Repeat the data word for word. Do not include the pictures.

● **Source excerpt**

::::

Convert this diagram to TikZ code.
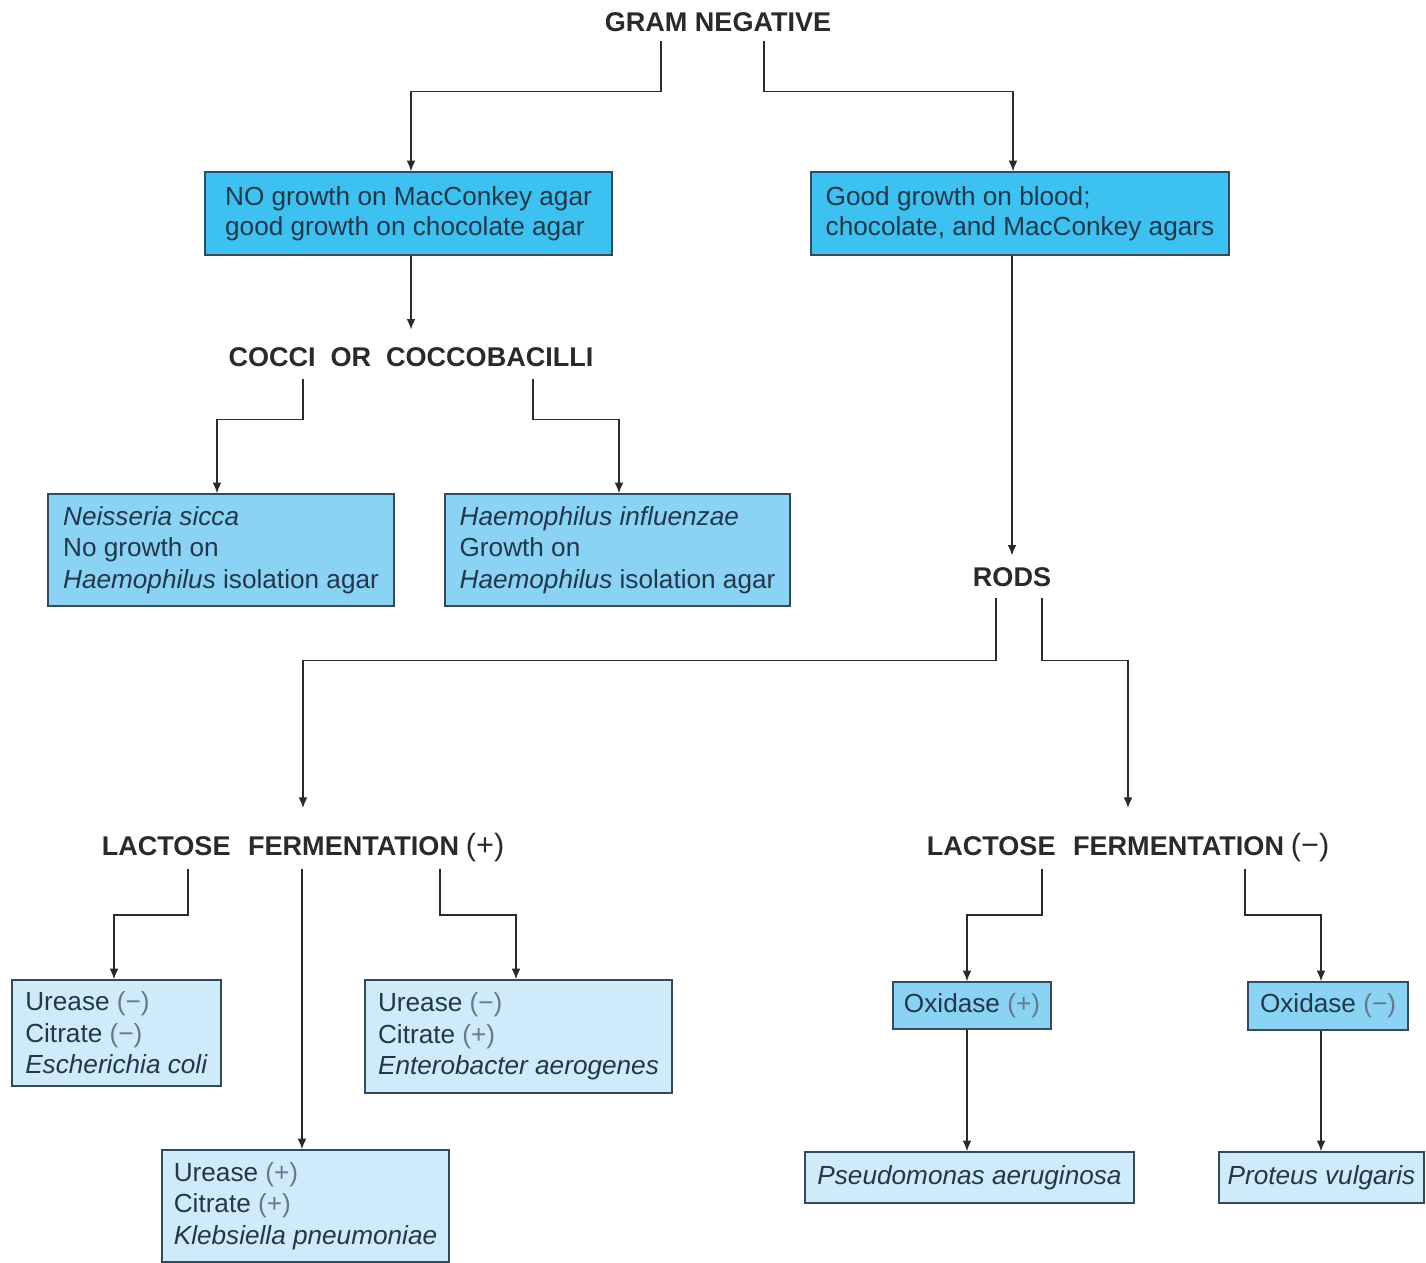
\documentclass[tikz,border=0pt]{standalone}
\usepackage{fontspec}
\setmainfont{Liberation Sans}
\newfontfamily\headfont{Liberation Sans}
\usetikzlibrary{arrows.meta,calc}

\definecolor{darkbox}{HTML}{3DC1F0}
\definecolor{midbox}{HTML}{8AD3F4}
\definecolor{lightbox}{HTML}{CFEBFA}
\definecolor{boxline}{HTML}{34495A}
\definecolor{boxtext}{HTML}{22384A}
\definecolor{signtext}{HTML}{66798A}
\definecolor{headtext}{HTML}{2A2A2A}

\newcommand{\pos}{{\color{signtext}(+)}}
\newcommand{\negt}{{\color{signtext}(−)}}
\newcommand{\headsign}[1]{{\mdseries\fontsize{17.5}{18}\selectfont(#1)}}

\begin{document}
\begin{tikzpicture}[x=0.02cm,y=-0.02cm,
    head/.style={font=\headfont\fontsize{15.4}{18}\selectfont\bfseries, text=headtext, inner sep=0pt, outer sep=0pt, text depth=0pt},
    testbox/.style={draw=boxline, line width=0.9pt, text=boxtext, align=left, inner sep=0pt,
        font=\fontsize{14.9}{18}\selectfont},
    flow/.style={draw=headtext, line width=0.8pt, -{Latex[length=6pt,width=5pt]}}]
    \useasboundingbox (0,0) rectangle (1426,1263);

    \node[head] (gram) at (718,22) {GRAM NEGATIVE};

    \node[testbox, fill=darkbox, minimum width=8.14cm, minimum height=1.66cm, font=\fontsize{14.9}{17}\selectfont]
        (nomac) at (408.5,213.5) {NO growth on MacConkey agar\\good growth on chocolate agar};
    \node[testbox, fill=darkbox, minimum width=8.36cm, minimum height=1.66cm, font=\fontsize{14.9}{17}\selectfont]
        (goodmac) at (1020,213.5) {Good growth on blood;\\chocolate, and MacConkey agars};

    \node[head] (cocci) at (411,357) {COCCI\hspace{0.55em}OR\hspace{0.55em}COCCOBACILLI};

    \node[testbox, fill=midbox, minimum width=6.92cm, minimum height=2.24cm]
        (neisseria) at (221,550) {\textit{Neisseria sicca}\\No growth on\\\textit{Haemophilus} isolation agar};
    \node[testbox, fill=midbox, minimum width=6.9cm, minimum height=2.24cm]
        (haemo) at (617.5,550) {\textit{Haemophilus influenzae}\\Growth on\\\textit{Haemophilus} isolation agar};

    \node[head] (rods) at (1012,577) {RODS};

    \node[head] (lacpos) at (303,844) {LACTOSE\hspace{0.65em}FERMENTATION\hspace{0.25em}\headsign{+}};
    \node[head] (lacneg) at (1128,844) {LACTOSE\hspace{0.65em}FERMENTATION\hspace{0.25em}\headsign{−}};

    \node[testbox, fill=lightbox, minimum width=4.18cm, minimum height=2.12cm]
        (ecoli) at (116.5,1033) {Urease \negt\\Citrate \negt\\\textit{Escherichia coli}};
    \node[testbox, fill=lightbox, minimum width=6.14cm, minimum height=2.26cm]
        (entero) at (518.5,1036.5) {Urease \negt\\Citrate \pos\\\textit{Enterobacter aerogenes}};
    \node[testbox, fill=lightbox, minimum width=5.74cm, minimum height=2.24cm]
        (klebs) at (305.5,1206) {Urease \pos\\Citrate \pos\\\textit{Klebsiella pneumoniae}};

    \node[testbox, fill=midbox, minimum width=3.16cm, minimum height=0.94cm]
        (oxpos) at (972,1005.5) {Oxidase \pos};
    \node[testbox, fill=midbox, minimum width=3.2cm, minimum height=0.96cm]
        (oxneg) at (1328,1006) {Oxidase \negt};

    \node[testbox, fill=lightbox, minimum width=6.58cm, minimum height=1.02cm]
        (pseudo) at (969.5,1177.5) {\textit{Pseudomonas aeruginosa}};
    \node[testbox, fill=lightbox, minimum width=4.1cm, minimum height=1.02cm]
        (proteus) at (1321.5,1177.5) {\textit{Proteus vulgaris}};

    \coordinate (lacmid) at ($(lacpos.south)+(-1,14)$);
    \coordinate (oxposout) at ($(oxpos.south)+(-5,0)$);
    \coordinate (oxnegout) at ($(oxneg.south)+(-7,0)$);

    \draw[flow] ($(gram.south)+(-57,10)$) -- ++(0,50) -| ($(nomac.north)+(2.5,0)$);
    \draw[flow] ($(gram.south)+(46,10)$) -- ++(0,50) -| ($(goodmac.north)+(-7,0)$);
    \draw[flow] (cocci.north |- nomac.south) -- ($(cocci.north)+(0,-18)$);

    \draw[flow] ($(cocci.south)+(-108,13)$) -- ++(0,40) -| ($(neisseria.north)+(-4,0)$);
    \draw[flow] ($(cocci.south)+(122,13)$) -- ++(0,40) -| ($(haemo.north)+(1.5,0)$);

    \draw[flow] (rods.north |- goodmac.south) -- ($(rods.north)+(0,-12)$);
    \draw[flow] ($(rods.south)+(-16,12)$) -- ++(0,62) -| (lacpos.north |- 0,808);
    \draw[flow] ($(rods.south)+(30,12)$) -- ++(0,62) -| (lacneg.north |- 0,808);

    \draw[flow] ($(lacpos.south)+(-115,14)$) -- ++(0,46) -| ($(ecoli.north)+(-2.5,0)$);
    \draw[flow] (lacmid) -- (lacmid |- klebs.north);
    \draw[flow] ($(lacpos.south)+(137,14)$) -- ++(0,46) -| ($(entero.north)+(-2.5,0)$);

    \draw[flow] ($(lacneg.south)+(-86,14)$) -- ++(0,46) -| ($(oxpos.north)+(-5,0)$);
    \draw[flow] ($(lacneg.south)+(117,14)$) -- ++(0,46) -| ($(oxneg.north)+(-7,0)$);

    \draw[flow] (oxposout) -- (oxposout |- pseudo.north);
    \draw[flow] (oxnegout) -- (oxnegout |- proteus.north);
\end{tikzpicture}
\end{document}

::::

● **Finished task**
Convert this diagram to TikZ code.
\documentclass[tikz,border=0pt]{standalone}
\usepackage{fontspec}
\setmainfont{Liberation Sans}
\newfontfamily\headfont{Liberation Sans}
\usetikzlibrary{arrows.meta,calc}

\definecolor{darkbox}{HTML}{3DC1F0}
\definecolor{midbox}{HTML}{8AD3F4}
\definecolor{lightbox}{HTML}{CFEBFA}
\definecolor{boxline}{HTML}{34495A}
\definecolor{boxtext}{HTML}{22384A}
\definecolor{signtext}{HTML}{66798A}
\definecolor{headtext}{HTML}{2A2A2A}

\newcommand{\pos}{{\color{signtext}(+)}}
\newcommand{\negt}{{\color{signtext}(−)}}
\newcommand{\headsign}[1]{{\mdseries\fontsize{17.5}{18}\selectfont(#1)}}

\begin{document}
\begin{tikzpicture}[x=0.02cm,y=-0.02cm,
    head/.style={font=\headfont\fontsize{15.4}{18}\selectfont\bfseries, text=headtext, inner sep=0pt, outer sep=0pt, text depth=0pt},
    testbox/.style={draw=boxline, line width=0.9pt, text=boxtext, align=left, inner sep=0pt,
        font=\fontsize{14.9}{18}\selectfont},
    flow/.style={draw=headtext, line width=0.8pt, -{Latex[length=6pt,width=5pt]}}]
    \useasboundingbox (0,0) rectangle (1426,1263);

    \node[head] (gram) at (718,22) {GRAM NEGATIVE};

    \node[testbox, fill=darkbox, minimum width=8.14cm, minimum height=1.66cm, font=\fontsize{14.9}{17}\selectfont]
        (nomac) at (408.5,213.5) {NO growth on MacConkey agar\\good growth on chocolate agar};
    \node[testbox, fill=darkbox, minimum width=8.36cm, minimum height=1.66cm, font=\fontsize{14.9}{17}\selectfont]
        (goodmac) at (1020,213.5) {Good growth on blood;\\chocolate, and MacConkey agars};

    \node[head] (cocci) at (411,357) {COCCI\hspace{0.55em}OR\hspace{0.55em}COCCOBACILLI};

    \node[testbox, fill=midbox, minimum width=6.92cm, minimum height=2.24cm]
        (neisseria) at (221,550) {\textit{Neisseria sicca}\\No growth on\\\textit{Haemophilus} isolation agar};
    \node[testbox, fill=midbox, minimum width=6.9cm, minimum height=2.24cm]
        (haemo) at (617.5,550) {\textit{Haemophilus influenzae}\\Growth on\\\textit{Haemophilus} isolation agar};

    \node[head] (rods) at (1012,577) {RODS};

    \node[head] (lacpos) at (303,844) {LACTOSE\hspace{0.65em}FERMENTATION\hspace{0.25em}\headsign{+}};
    \node[head] (lacneg) at (1128,844) {LACTOSE\hspace{0.65em}FERMENTATION\hspace{0.25em}\headsign{−}};

    \node[testbox, fill=lightbox, minimum width=4.18cm, minimum height=2.12cm]
        (ecoli) at (116.5,1033) {Urease \negt\\Citrate \negt\\\textit{Escherichia coli}};
    \node[testbox, fill=lightbox, minimum width=6.14cm, minimum height=2.26cm]
        (entero) at (518.5,1036.5) {Urease \negt\\Citrate \pos\\\textit{Enterobacter aerogenes}};
    \node[testbox, fill=lightbox, minimum width=5.74cm, minimum height=2.24cm]
        (klebs) at (305.5,1206) {Urease \pos\\Citrate \pos\\\textit{Klebsiella pneumoniae}};

    \node[testbox, fill=midbox, minimum width=3.16cm, minimum height=0.94cm]
        (oxpos) at (972,1005.5) {Oxidase \pos};
    \node[testbox, fill=midbox, minimum width=3.2cm, minimum height=0.96cm]
        (oxneg) at (1328,1006) {Oxidase \negt};

    \node[testbox, fill=lightbox, minimum width=6.58cm, minimum height=1.02cm]
        (pseudo) at (969.5,1177.5) {\textit{Pseudomonas aeruginosa}};
    \node[testbox, fill=lightbox, minimum width=4.1cm, minimum height=1.02cm]
        (proteus) at (1321.5,1177.5) {\textit{Proteus vulgaris}};

    \coordinate (lacmid) at ($(lacpos.south)+(-1,14)$);
    \coordinate (oxposout) at ($(oxpos.south)+(-5,0)$);
    \coordinate (oxnegout) at ($(oxneg.south)+(-7,0)$);

    \draw[flow] ($(gram.south)+(-57,10)$) -- ++(0,50) -| ($(nomac.north)+(2.5,0)$);
    \draw[flow] ($(gram.south)+(46,10)$) -- ++(0,50) -| ($(goodmac.north)+(-7,0)$);
    \draw[flow] (cocci.north |- nomac.south) -- ($(cocci.north)+(0,-18)$);

    \draw[flow] ($(cocci.south)+(-108,13)$) -- ++(0,40) -| ($(neisseria.north)+(-4,0)$);
    \draw[flow] ($(cocci.south)+(122,13)$) -- ++(0,40) -| ($(haemo.north)+(1.5,0)$);

    \draw[flow] (rods.north |- goodmac.south) -- ($(rods.north)+(0,-12)$);
    \draw[flow] ($(rods.south)+(-16,12)$) -- ++(0,62) -| (lacpos.north |- 0,808);
    \draw[flow] ($(rods.south)+(30,12)$) -- ++(0,62) -| (lacneg.north |- 0,808);

    \draw[flow] ($(lacpos.south)+(-115,14)$) -- ++(0,46) -| ($(ecoli.north)+(-2.5,0)$);
    \draw[flow] (lacmid) -- (lacmid |- klebs.north);
    \draw[flow] ($(lacpos.south)+(137,14)$) -- ++(0,46) -| ($(entero.north)+(-2.5,0)$);

    \draw[flow] ($(lacneg.south)+(-86,14)$) -- ++(0,46) -| ($(oxpos.north)+(-5,0)$);
    \draw[flow] ($(lacneg.south)+(117,14)$) -- ++(0,46) -| ($(oxneg.north)+(-7,0)$);

    \draw[flow] (oxposout) -- (oxposout |- pseudo.north);
    \draw[flow] (oxnegout) -- (oxnegout |- proteus.north);
\end{tikzpicture}
\end{document}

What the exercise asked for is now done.